Antique Children’s Fashion – Spring 1893
Little Boy’s Dress (left)- an exceedingly pretty coat dress for little boys; the pattern is cut in sizes to suit children from two to six years of age. For a boy of three it requires 1 7/8 yards of goods 36 inches wide.
This is a pretty model in which to make up a variety of goods in wool and in cotton. It will make a pretty dress in fine gingham, say in blue, with the ruffles, belt, cuffs and large ruffled collar in white linen. It is, in fact, very well suited for washable fabrics.
Little Girl’s Cloak (right)- for little girls from one to six years of age. For a girl of two years it takes 2 yards of 44 inch material. This little cloak will be pretty for spring wear made up in some light, fancy woolen, and should have its collar and cuffs in a harmonizing shade of plush or velvet.
Little Girl’s Dress (left) - suitable for a child of from two to six years of age. For a girl of six it requires 2 3/4 yards of material 44 inches wide. This model is suitable for making up in any of the thin woolens in vogue; it is also very pretty in gingham or chambray.
Misses Princess Dress (right)- suitable for girls from ten to sixteen years of age. It takes 4 3/4 yards of 44 inch material for a girl of thirteen years. This model is pretty made up in two materials, one serving for the sleeves and upper waist portion as well as for the skirt trimming of narrow flounces. Feather stitching decorates the suspender straps, the cuffs, the upper edge of the waist and the neck-band.

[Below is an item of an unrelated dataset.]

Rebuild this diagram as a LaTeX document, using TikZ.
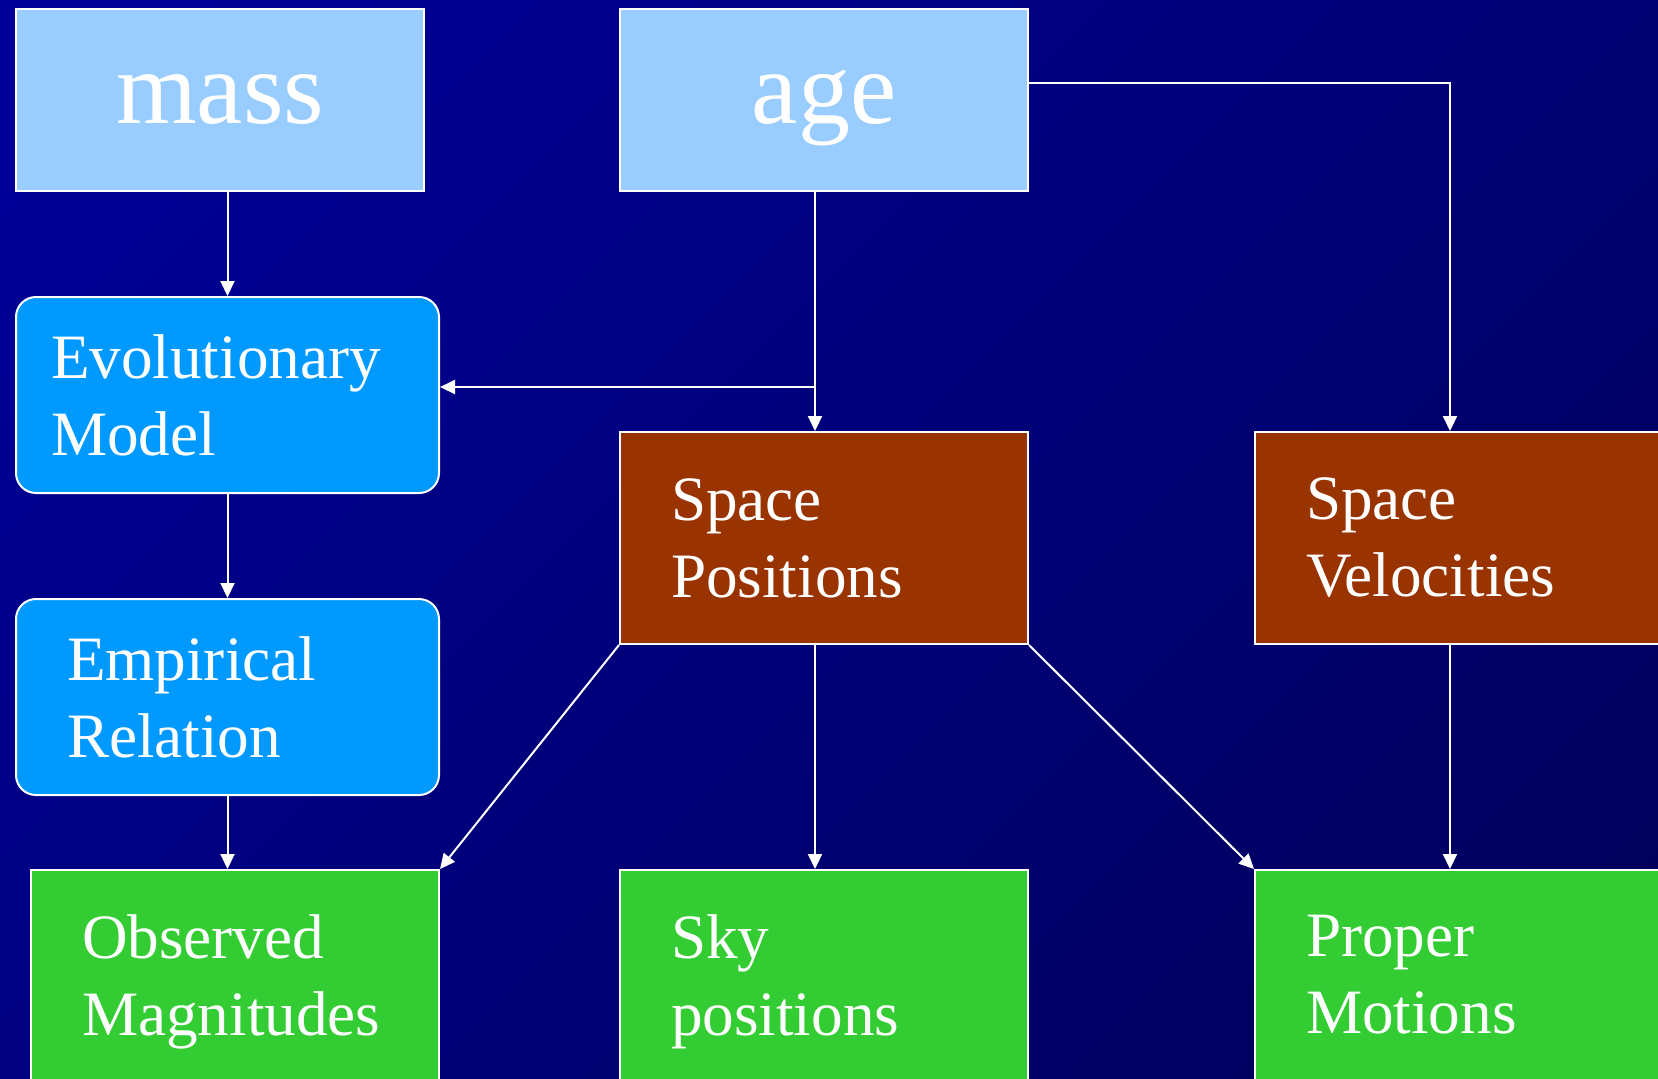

Washable fabrics are the most suitable for children’s garments, and for winter and spring they should nearly all be made of wool. Wool has several advantages over cotton and linen; it is warmer, more wholesome and protects the wearer from sudden weather changes. It has for children the inestimable advantage of being less inflammable than any other dress material, a great advantage, as children are so fond of playing with inflammable articles. In the writer’s childhood, her father insisted that all her garments with the exception of her pinafores should be of woolen material in winter, because he was a man who thought, and was given to foreseeing and preventing evils. He knew that fire has a fascination for young children and that they will play with it at every opportunity.